Que a estas alturas se mantenga todavía este debate, que es básicamente intelectual y no político, y que presenta ribetes exclusivamente semánticos, produciría irrisión si no estuviéramos a punto de asistir al mayor accidente de toda la etapa democrática desde la Transición. La Constitución -que a veces se olvida- garantiza en su artículo 2 "el derecho a la autonomía de las nacionalidades y regiones" que integran la Nación española. Y en el preámbulo, esa misma Nación, erigida en ente constituyente, proclama su voluntad de "proteger a todos los españoles y pueblos de España en el ejercicio de los derechos humanos, sus culturas y tradiciones, lenguas e instituciones". El celo de los vascos que intervinieron en la génesis constitucional consiguió además que los constituyentes añadieran una disposición adicional primera que dice textualmente: "La Constitución ampara y respeta los derechos históricos de los territorios forales".

En realidad, si los catalanes -personificados en las constituyentes por Miquel Roca, que representaba la voluntad de Pujol- hubieran deseado y solicitado una mención parecida o incluso un sistema de financiación propio semejante al que se otorgaría a vascos y catalanes, hubiesen conseguido ambas dádivas. Fuentes del PNV, citadas por Miguel Ángel Menéndez, han revelado que en 1978, los nacionalistas Carlos Garaikoetxea y Jordi Pujol mantuvieron una reunión en la que Garaikoetxea le planteó a Pujol que Cataluña también podía reivindicar un Concierto semejante al que iban a obtener Navarra y Euskadi. Garaikoetxea describió a Pujol las excelencias del modelo, pero Pujol desechó tal fórmula por no considerarla conveniente para Cataluña.

En estas circunstancias, proclamar que Cataluña es una nación, en el sentido político del término, es casi una obviedad. Como lo es asimismo que ser una nación -hay más de doscientas en Europa- no significa poseer el derecho a disponer de un estado propio e independiente.

Sucede sin embargo que el reconocimiento de la singularidad no implica necesariamente privilegios en un Estado compuesto. La concesión a Cataluña de unas características disimétricas y de una financiación singular en que la comunidad recaude y gaste con mayores grados de libertad no significa que quede excluida de la solidaridad interterritorial que la propia Constitución impone, y cuyos términos deberían ser objeto de un nuevo pacto, y no bilateral sino multilateral. El célebre 'federalismo asimétrico' que tan frecuentemente citaba Maragall no propugnaba otra cosa que el simple reconocimiento de la diversidad, que debe acomodarse en ciertos aspectos al interés superior del Estado y en otros ha de quedar al arbitrio exclusivo de cada comunidad autónoma. Los ejemplos federales más a mano, Alemania o Estados Unidos por ejemplo, muestran a las claras lo que quiere decirse.
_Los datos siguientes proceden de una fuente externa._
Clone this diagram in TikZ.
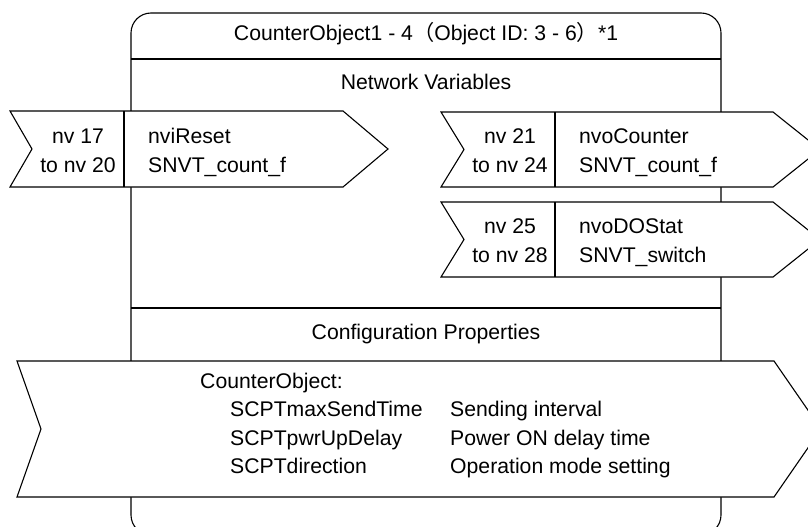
\documentclass[tikz,border=0pt]{standalone}
\usepackage{fontspec}
\setmainfont{Liberation Sans}
\newfontfamily\cjk{Noto Sans CJK JP}
\usetikzlibrary{positioning}

\begin{document}
\begin{tikzpicture}[
    x=1pt, y=-1pt,
    node distance=12.7pt,
    frame/.style={
        draw,
        line width=1.1pt,
        rounded corners=20pt,
    },
    divider/.style={
        line width=1.1pt,
    },
    flag/.style={
        draw,
        fill=white,
        line width=1.1pt,
        line join=miter,
    },
    txt/.style={
        font=\fontsize{21.2}{26}\selectfont,
        inner sep=0pt,
        text height=15.3pt,
        text depth=0pt,
    }
]
    \useasboundingbox (0,0) rectangle (808,527);
    \clip (0,0) rectangle (808,527);

    % Object frame
    \draw[frame] (426,13) -- (721,13) -- (721,535) -- (131,535) -- (131,13) -- cycle;
    \draw[divider] (131,59) -- (721,59);
    \draw[divider] (131,308) -- (721,308);

    % Headings
    \node[txt] (title) at (426,33) {CounterObject1 - 4{\cjk （}Object ID: 3 - 6{\cjk ）}*1};
    \node[txt] (netvars) at (426,82) {Network Variables};
    \node[txt] (confprops) at (426,332) {Configuration Properties};

    % Input variable
    \draw[flag] (10,111) -- (343,111) -- (388,149) -- (343,187) -- (10,187) -- (32,149) -- cycle;
    \draw[divider] (124,111) -- (124,187);
    \node[txt] (nvi1) at (78,136) {nv 17};
    \node[txt, below=of nvi1] (nvi2) {to nv 20};
    \node[txt, anchor=west] (nviname) at (148,136) {nviReset};
    \node[txt, below=of nviname.south west, anchor=north west] (nvitype) {SNVT\_count\_f};

    % Output variables
    \draw[flag] (441,112) -- (773,112) -- (820,149.5) -- (773,187) -- (441,187) -- (464,149.5) -- cycle;
    \draw[divider] (555,112) -- (555,187);
    \node[txt] (cnt1) at (510,136) {nv 21};
    \node[txt, below=of cnt1] (cnt2) {to nv 24};
    \node[txt, anchor=west] (cntname) at (579,136) {nvoCounter};
    \node[txt, below=of cntname.south west, anchor=north west] (cnttype) {SNVT\_count\_f};

    \draw[flag] (441,202) -- (773,202) -- (820,239.5) -- (773,277) -- (441,277) -- (464,239.5) -- cycle;
    \draw[divider] (555,202) -- (555,277);
    \node[txt] (dos1) at (510,226) {nv 25};
    \node[txt, below=of dos1] (dos2) {to nv 28};
    \node[txt, anchor=west] (dosname) at (579,226) {nvoDOStat};
    \node[txt, below=of dosname.south west, anchor=north west] (dostype) {SNVT\_switch};

    % Configuration properties
    \draw[flag] (17,361) -- (774,361) -- (821,429) -- (774,497) -- (17,497) -- (41,429) -- cycle;
    \node[txt, anchor=west] (cobj) at (200,381) {CounterObject:};
    \node[txt, anchor=west] (scpt1) at (230,409) {SCPTmaxSendTime};
    \node[txt, below=of scpt1.south west, anchor=north west] (scpt2) {SCPTpwrUpDelay};
    \node[txt, below=of scpt2.south west, anchor=north west] (scpt3) {SCPTdirection};
    \node[txt, anchor=west] (desc1) at (450,409) {Sending interval};
    \node[txt, below=of desc1.south west, anchor=north west] (desc2) {Power ON delay time};
    \node[txt, below=of desc2.south west, anchor=north west] (desc3) {Operation mode setting};
\end{tikzpicture}
\end{document}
En todo caso, conviene que se sepa que la solución del problema catalán no pasa por castigar a los independentistas, estrechar el punto de mira e imponer una recentralización castradora e inadmisible sino por atender los puntos de vista de quienes, con buen sentido, han defendido la 'tercera vía' que consiste en acentuar la autonomía política al tiempo que se fortalece el engrudo que da origen al Estado español.